The financial market response to Mr. Trump’s Thursday evening broadside has been relatively muted. The Canadian dollar dipped by around a third of a cent against the Greenback, and is hovering around 0.73 U.S. cents. Canadian and U.S. stocks pulled back, with the S&P/TSX Composite and the S&P 500 both down around half a percentage point in Friday morning trading.
It can be difficult to gauge the economic impact of Mr. Trump’s tariff threats, as he has frequently made big threats only to reverse course, water them down or punt them to a later date.
The impact of the 25-per-cent “fentanyl tariffs” currently in place has been tempered by the fact that products that comply with the USMCA rules continue to cross the border tariff-free – unless they are subject to other sectoral tariffs.
“Right now, around half of Canadian exports to the US are USMCA compliant. That share has been rising quickly. Estimates indicate that this share could be easily raised to 80 per cent to 90 per cent,” Derek Holt, head of capital market economics at Bank of Nova Scotia, wrote in a note to clients.

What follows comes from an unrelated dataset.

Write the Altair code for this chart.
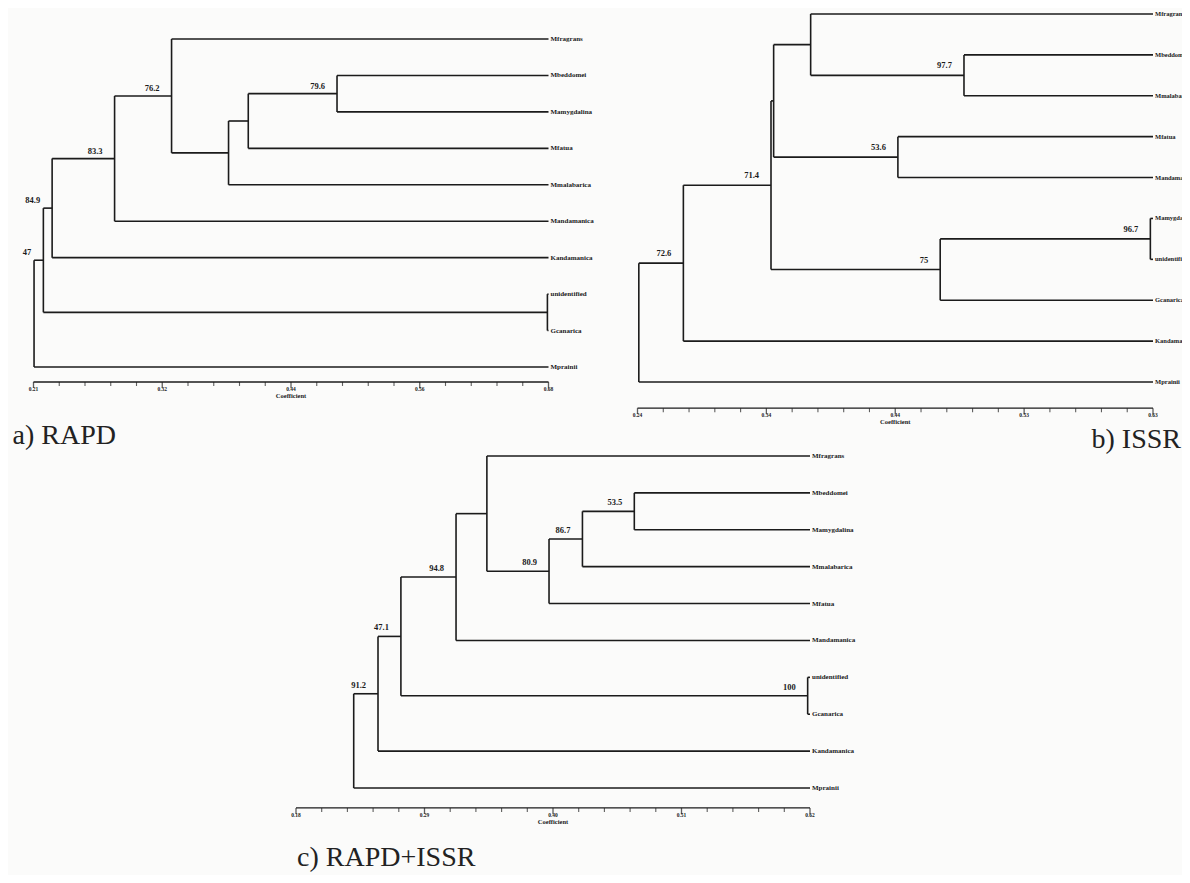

“A 35 per cent tariff on the 10 per cent to 20 per cent share of Canadian exports to the US that would be difficult to be made USMCA compliant would amount to an effective tariff rate of between about 4 per cent and 7 per cent and likely on the lower end of that scale. This is in addition to sectoral tariffs (primarily metals). Therefore, if he were to go ahead, it could still be a meaningful hit,” Mr. Holt wrote.
Both the “reciprocal” tariffs and the “fentanyl” tariffs were imposed using the International Emergency Economic Powers Act. Last month, a U.S. court ruled that Mr. Trump’s use of IEEPA was illegal, which would undercut the basis of many of Mr. Trump’s tariffs – although not his sectoral tariffs.
This ruling was paused until an appeal can be heard by a higher court.